The exhibit, on view at the Main and Studio Galleries of theater building, is based on the fairy tale, and was created by artists Erika deVries and Marc Lepson.

In the tale, a sister tries to break the spell cast on her seven brothers that has turned them into swans.

Lepson and deVries transform the Theater's interior which dates from the 1964 World's Fair, with drawings, cutouts, photographs and video installations.

Gallery hours are Tuesday through Saturdays, from 12 to 6 p.m., and one hour before performances

In the classic story, a young woman who is forced to live, along with her seven brothers, with a jealous stepmother. The stepmother puts a curse on the brothers, turning them into swans. In order to release the brothers from the curse, the young woman must spend the winter knitting jackets from nettles for each of the men before they return in the spring -all while remaining completely silent.

The woman is accused of being a witch and sentenced to be burned alive. Meanwhile she continues to knit furiously and refuses to speak in her own defense. Just as she is about to be thrown on the pyre, the seven brothers return, swooping down on the angry crowd that has gathered. The young woman tosses the jackets on each brother and, one by one, they are returned to their original form. The last bother, whose jacket was not completely finished, must spend the rest of his days with one arm still the wing of a swan.

Working loosely with the plot, deVries, an adjunct professor of photography at the Tisch School of the Arts, and Lepson, a Pollock-Krasner Fellow, and program director for the Lower East Side Printshop in Manhattan, will create an installation that draws on the drama of the story.
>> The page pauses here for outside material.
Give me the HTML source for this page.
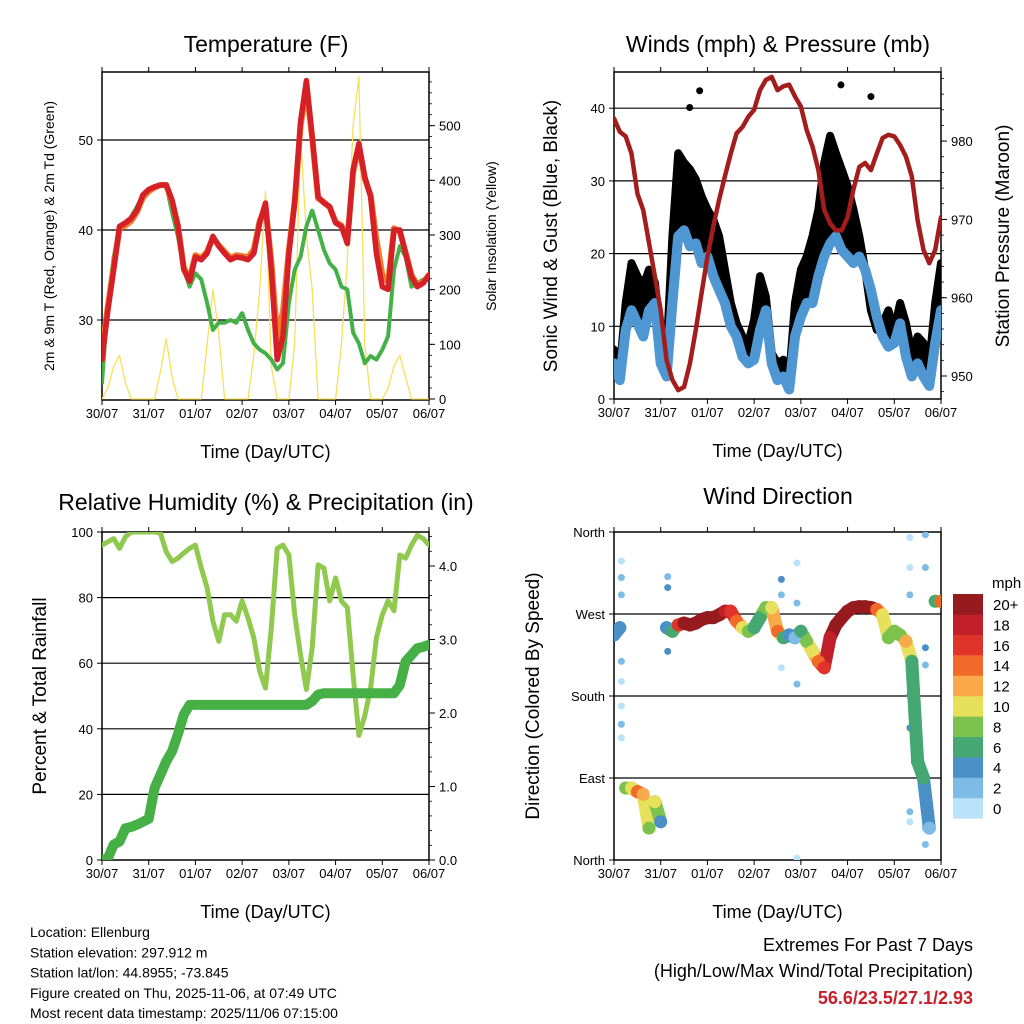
<!DOCTYPE html>
<html><head><meta charset="utf-8"><style>
body{margin:0;background:#fff}
svg{display:block;font-family:"Liberation Sans",sans-serif}
</style></head><body>
<svg id="c" width="1024" height="1024" viewBox="0 0 1024 1024"></svg>
<script>
// ---- data (3-hourly, 57 points over 7 days) ----
const dayLabels=["30/07","31/07","01/07","02/07","03/07","04/07","05/07","06/07"];
const temp2m=[25.6,31,35.6,40.4,40.8,41.3,42.2,43.9,44.5,44.8,45,45,43.3,40.4,35.6,34.3,37,36.7,37.4,39.3,38.2,37.4,36.7,37,36.9,36.7,37.4,40.8,43,35.6,25.6,28.2,37.4,43,52,56.6,50.4,43.7,43,42.6,40.8,40.4,38.5,46.7,49.6,45.9,43.7,37.4,33.7,33.4,40,40,37.4,34.8,33.7,34.1,35];
const temp9m=[26.5,31.5,35.8,40.2,40.5,41,42,43.6,44.3,44.7,45,45,43.2,40.5,35.8,34.6,37.2,36.9,37.6,39.1,38.3,37.6,36.9,37.2,37.1,37,37.8,41,42.6,36.5,28,31,37.8,43.2,51.5,55.8,50.2,43.5,43.1,42.5,40.9,40.5,38.8,46.4,49.3,45.7,43.9,39,35,34.2,40.2,39.8,37.5,35,33.9,34.2,35];
const dew2m=[23,31.9,37,40.4,40.4,41.5,42.6,43.9,44.5,44.8,45,45,41.9,39.3,35.6,33.7,35.2,34.5,31.9,28.9,29.7,29.7,30,29.7,30.8,28.9,27.4,26.7,26.3,25.6,24.5,25.2,31.9,35.6,37,40.4,42.2,40,37.8,36.3,35.6,33.7,33.4,28.6,27.4,25.2,26,25.6,26.7,28.2,35.6,38.2,37,33.7,34.1,34.5,34.8];
const solar=[0,20,60,80,30,0,0,0,0,0,50,110,40,0,0,0,0,0,100,200,120,0,0,0,0,0,80,200,380,60,0,0,0,100,480,300,200,0,0,0,0,100,250,500,590,100,0,0,0,20,60,80,40,0,0,0,0];
const pressure=[982.9,981.2,980.6,978.4,973.3,971.2,967,962.7,958.4,952,949.5,948.2,948.6,951.6,955.9,960.6,965.2,969.1,972.5,975.5,978.4,981,981.8,983.1,984,986.5,987.8,988.2,986.5,987,987.2,985.7,984.4,981.4,979.3,976.3,971.2,969.5,968.6,968.6,970.3,973.8,976.7,977.2,976.3,978.4,980.4,980.8,980.6,979.5,978,975.5,969.9,966.1,964.4,966.1,970.3];
const windSpeed=[4.9,2.6,9.5,12.2,10.4,8.6,12.2,13.2,4.9,3.1,13.2,22.4,23.2,21,21.4,18.7,19.6,16.9,15,13.2,10,8.6,5.8,4.9,5.4,9.5,12.2,4.9,2.6,3.1,1.3,8.6,11.3,13.2,13.2,16.9,19.6,21.4,22.4,20.5,19.6,18.7,19.6,17.8,15,11.3,8.6,7.2,7.7,10.4,5.8,3.1,4.9,3.1,1.8,7.7,12.2];
const windGust=[6.8,4,13.2,18.7,16.9,15.5,17.8,16,8.6,6.3,22.4,33.8,32.5,31.6,30.2,27.9,26.1,24.7,22.4,17.8,13.2,10.4,8.6,7.7,10.9,16.9,14.1,6.3,4.9,5.4,3.1,13.2,17.8,19.6,22.4,26.1,32.5,36.2,33.8,31.6,29.3,26.1,22.4,17.8,12.2,9.5,10.4,12.2,9.5,13.2,10.4,6.3,8.6,7.7,4.9,13.2,18.7];
const gustOutlierHours=[44,38.9,116.6,132];
const gustOutlierValues=[42.4,40.1,43.2,41.6];
const rhValues=[96,97,98,95,98.5,100,100,100,100,100,99.7,94,91,92,93.6,95,96,89,83,72.8,66.7,74.8,74.8,72.8,79,73.8,67.7,57.5,52.4,70.7,95,96,93,74.8,62.6,52,64.7,90,89,79,86,79,77,56.5,38,44,52.4,67.7,74.8,79,76,93,92,96,99,98,96];
const precipTotal=[0,0.02,0.21,0.25,0.43,0.45,0.48,0.52,0.56,0.98,1.16,1.34,1.48,1.71,1.98,2.11,2.11,2.11,2.11,2.11,2.11,2.11,2.11,2.11,2.11,2.11,2.11,2.11,2.11,2.11,2.11,2.11,2.11,2.11,2.11,2.11,2.16,2.25,2.27,2.27,2.27,2.27,2.27,2.27,2.27,2.27,2.27,2.27,2.27,2.27,2.27,2.38,2.7,2.79,2.88,2.9,2.93];
const windDir=[247,255,79,79,75,72,35,64,42,255,251,258,260,258,260,264,266,266,269,273,273,262,255,251,255,266,277,277,251,244,247,244,251,240,229,218,211,244,258,266,273,277,278,278,277,275,269,244,251,247,240,218,108,90,35,284,284];
const dirSpeed=[3,3,8,10,14,12,8,10,4,4,6,16,20,20,20,20,20,20,20,18,16,14,10,8,6,6,8,10,14,6,4,2,6,8,10,14,16,18,20,20,20,20,20,20,20,14,10,8,8,8,12,6,6,6,2,6,14];
const strayHours=[3.8,3.8,3.8,3.8,3.8,3.8,3.8,3.8,27.6,27.6,27.6,86,86,86,94,94,94,94,152,152,152,152,152,152,152,152,160,160,160,160,160,160];
const strayDir=[328,310,291,218,196,169,149,134,311,299,229,308,291,211,326,282,193,2,354,321,291,236,181,145,53,42,357,321,233,214,35,17];
const straySpeed=[0,2,2,2,0,0,2,0,2,4,4,4,2,0,0,2,2,0,0,0,2,4,4,4,2,0,2,2,4,2,2,2];
const speedLevels=["0","2","4","6","8","10","12","14","16","18","20+"];
const speedColors=["#b8e3f8","#7ebbe6","#4a8fc6","#45a873","#7cc24e","#e6e05a","#f9a84a","#f26a2a","#e0342b","#c1202a","#961b1e"];
const tTicks=[30,40,50], sTicks=[0,100,200,300,400,500];
const wTicks=[0,10,20,30,40], pTicks=[950,960,970,980];
const rhTicks=[0,20,40,60,80,100], prTicks=[0,1,2,3,4];
const dirTicks=[0,90,180,270,360], dirNames=["North","East","South","West","North"];

const NS="http://www.w3.org/2000/svg";
const svg=document.getElementById('c');
function mk(tag,attrs,parent){const e=document.createElementNS(NS,tag);for(const k in attrs)e.setAttribute(k,attrs[k]);(parent||svg).appendChild(e);return e;}
function txt(s,x,y,size,anchor,parent,extra){const e=mk('text',Object.assign({x:x,y:y,'font-size':size,'text-anchor':anchor||'middle',fill:'#000'},extra||{}),parent);e.textContent=s;return e;}

const P1={x0:102,x1:429,y0:72,y1:400}, P2={x0:614,x1:941,y0:72,y1:399}, P3={x0:102,x1:429,y0:532,y1:860}, P4={x0:614,x1:941,y0:532,y1:860};
function xT(P,h){return P.x0+h/168*(P.x1-P.x0);}
const yTemp=v=>320-(v-30)*9, ySolar=v=>399-v*0.5467;
const yWind=v=>399-v*7.27, yPres=v=>376-(v-950)*7.83;
const yRH=v=>860-v*3.28, yPr=v=>860-v*73.5;
const yDir=v=>860-v/360*328;

function frame(P,name){
  const g=mk('g',{});
  
  
  mk('rect',{x:P.x0,y:P.y0,width:P.x1-P.x0,height:P.y1-P.y0,fill:'none',stroke:'#000','stroke-width':1.5},g);
  dayLabels.forEach((d,i)=>{const x=xT(P,i*24);
    mk('line',{x1:x,x2:x,y1:P.y1,y2:P.y1+5,stroke:'#000'},g);
    mk('line',{x1:x,x2:x,y1:P.y0,y2:P.y0-5,stroke:'#000'},g);
    const t=txt(d,x,P.y1+18,13,'middle',g);
    
    
  });
  const xt=txt('Time (Day/UTC)',(P.x0+P.x1)/2,P.y1+58,18,'middle',g);
  
  
  return g;
}
function grid(P,vals,f,g){vals.forEach(v=>{const y=f(v);if(y>P.y0+1&&y<P.y1-1)mk('line',{x1:P.x0,x2:P.x1,y1:y,y2:y,stroke:'#000','stroke-width':1.2},g);});}
function leftTicks(P,vals,f,labels,g){vals.forEach((v,i)=>{const y=f(v);mk('line',{x1:P.x0-5,x2:P.x0,y1:y,y2:y,stroke:'#000'},g);const t=txt(labels?labels[i]:String(v),P.x0-9,y+5,13,'end',g);
});}
function rightTicks(P,vals,f,labels,g){vals.forEach((v,i)=>{const y=f(v);mk('line',{x1:P.x1,x2:P.x1+6,y1:y,y2:y,stroke:'#000'},g);const t=txt(labels?labels[i]:String(v),P.x1+10,y+5,13,'start',g);
});}
function minorRight(P,from,to,step,f,g){for(let v=from;v<=to+1e-9;v+=step){const y=f(v);if(y>=P.y0&&y<=P.y1)mk('line',{x1:P.x1,x2:P.x1+3,y1:y,y2:y,stroke:'#000','stroke-width':0.8},g);}}
function pts(P,arr,f){return arr.map((v,i)=>xT(P,i*3).toFixed(1)+','+f(v).toFixed(1)).join(' ');}
function line(P,arr,f,color,w,name,dash){const e=mk('polyline',{points:pts(P,arr,f),fill:'none',stroke:color,'stroke-width':w,'stroke-linejoin':'round','stroke-linecap':'round'});if(dash)e.setAttribute('stroke-dasharray',dash);

return e;}
function title(s,x,y,name){const t=txt(s,x,y,23,'middle');
}
function vlabel(s,x,y,size,name){const t=txt(s,x,y,size,'middle',svg,{transform:'rotate(-90 '+x+' '+y+')'});
}

const defs=mk('defs',{});
[P1,P2,P3,P4].forEach((P,i)=>{const cp=mk('clipPath',{id:'cp'+i},defs);mk('rect',{x:P.x0,y:P.y0,width:P.x1-P.x0,height:P.y1-P.y0},cp);});

// ---- Panel 1: Temperature ----
title('Temperature (F)',266,52,'temperature-title');
let g1=frame(P1,'temperature');
grid(P1,tTicks,yTemp,g1);leftTicks(P1,tTicks,yTemp,null,g1);rightTicks(P1,sTicks,ySolar,null,g1);minorRight(P1,0,600,20,ySolar,g1);
vlabel('2m & 9m T (Red, Orange) & 2m Td (Green)',54,236,14,'temperature-y-axis-title');
vlabel('Solar Insolation (Yellow)',496,236,14,'solar-y-axis-title');
let c1=mk('g',{'clip-path':'url(#cp0)'});
c1.appendChild(line(P1,solar,ySolar,'#f8df5a',1.3,'solar-line'));
c1.appendChild(line(P1,dew2m,yTemp,'#44b048',4,'dewpoint-line','3 1.5'));
c1.appendChild(line(P1,temp9m,yTemp,'#f27a2a',6,'temp-9m-line'));
c1.appendChild(line(P1,temp2m,yTemp,'#d62028',5.5,'temp-2m-line'));

// ---- Panel 2: Winds & Pressure ----
title('Winds (mph) & Pressure (mb)',778,52,'winds-title');
let g2=frame(P2,'winds');
grid(P2,wTicks,yWind,g2);leftTicks(P2,wTicks,yWind,null,g2);rightTicks(P2,pTicks,yPres,null,g2);minorRight(P2,946,988,2,yPres,g2);
vlabel('Sonic Wind & Gust (Blue, Black)',557,236,19,'wind-y-axis-title');
vlabel('Station Pressure (Maroon)',1009,236,19,'pressure-y-axis-title');
let c2=mk('g',{'clip-path':'url(#cp1)'});
const band=mk('polygon',{points:pts(P2,windGust,yWind)+' '+windSpeed.map((v,i)=>xT(P2,i*3).toFixed(1)+','+yWind(v).toFixed(1)).reverse().join(' '),fill:'#000',stroke:'#000','stroke-width':8,'stroke-linejoin':'round'},c2);


gustOutlierHours.forEach((h,i)=>{const d=mk('circle',{cx:xT(P2,h),cy:yWind(gustOutlierValues[i]),r:3.5,fill:'#000'},c2);

});
c2.appendChild(line(P2,windSpeed,yWind,'#4f97d2',10,'wind-speed-line'));
c2.appendChild(line(P2,pressure,yPres,'#a31d1d',4.5,'pressure-line'));

// ---- Panel 3: RH & Precip ----
title('Relative Humidity (%) & Precipitation (in)',266,510,'humidity-title');
let g3=frame(P3,'humidity');
grid(P3,rhTicks,yRH,g3);leftTicks(P3,rhTicks,yRH,null,g3);rightTicks(P3,prTicks,yPr,prTicks.map(v=>v.toFixed(1)),g3);minorRight(P3,0,4.4,0.2,yPr,g3);
vlabel('Percent & Total Rainfall',46,696,19,'humidity-y-axis-title');
let c3=mk('g',{'clip-path':'url(#cp2)'});
c3.appendChild(line(P3,rhValues,yRH,'#8fc94e',5,'rh-line'));
c3.appendChild(line(P3,precipTotal,yPr,'#46b046',10,'precip-line'));

// ---- Panel 4: Wind direction ----
title('Wind Direction',778,504,'wind-direction-title');
let g4=frame(P4,'wind-direction');
grid(P4,dirTicks,yDir,g4);
dirTicks.forEach((v,i)=>{const y=yDir(v);mk('line',{x1:P4.x0-5,x2:P4.x0,y1:y,y2:y,stroke:'#000'},g4);const t=txt(dirNames[i],P4.x0-9,y+5,13,'end',g4);

});
vlabel('Direction (Colored By Speed)',539,696,19,'direction-y-axis-title');
let c4=mk('g',{'clip-path':'url(#cp3)'});
function colorFor(s){let k=Math.min(10,Math.max(0,Math.round(s/2)));return speedColors[k];}
strayHours.forEach((h,i)=>{const p=mk('circle',{cx:xT(P4,h),cy:yDir(strayDir[i]),r:3.5,fill:colorFor(straySpeed[i])},c4);

});
for(let i=0;i<windDir.length-1;i++){
  if(Math.abs(windDir[i+1]-windDir[i])>120)continue;
  const s=mk('line',{x1:xT(P4,i*3),y1:yDir(windDir[i]),x2:xT(P4,(i+1)*3),y2:yDir(windDir[i+1]),stroke:colorFor((dirSpeed[i]+dirSpeed[i+1])/2),'stroke-width':13,'stroke-linecap':'round'},c4);
  
  
}
windDir.forEach((d,i)=>{const p=mk('circle',{cx:xT(P4,i*3),cy:yDir(d),r:6.5,fill:colorFor(dirSpeed[i])},c4);

});
const cb=mk('g',{});


txt('mph',992,588,15,'start',cb);
for(let k=0;k<11;k++){const y=594+(10-k)*20.4;mk('rect',{x:953,y:y,width:30,height:20.6,fill:speedColors[k]},cb);
const t=txt(speedLevels[k],993,y+16,15,'start',cb);

}

// ---- Footer text ----
const info=["Location: Ellenburg","Station elevation: 297.912 m","Station lat/lon: 44.8955; -73.845","Figure created on Thu, 2025-11-06, at 07:49 UTC","Most recent data timestamp: 2025/11/06 07:15:00"];
info.forEach((s,i)=>{const t=txt(s,30,937+i*20.3,14,'start');

});
let e1=txt('Extremes For Past 7 Days',973,951,18,'end');


let e2=txt('(High/Low/Max Wind/Total Precipitation)',973,977,18,'end');


let e3=txt('56.6/23.5/27.1/2.93',973,1004,18,'end',svg,{'font-weight':'bold',fill:'#c8202a'});


</script>
</body></html>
Large paper cutouts of flying swans will be installed on the glass brick windows of the Main Gallery. Paper coats will be hung on the walls along with the shapes of swans resulting from the cutouts. In the Studio Gallery, photographs of seven people standing in for the seven brothers will be installed along with a video piece created while the artists were visiting faculty members at Middlebury College in Vermont this winter.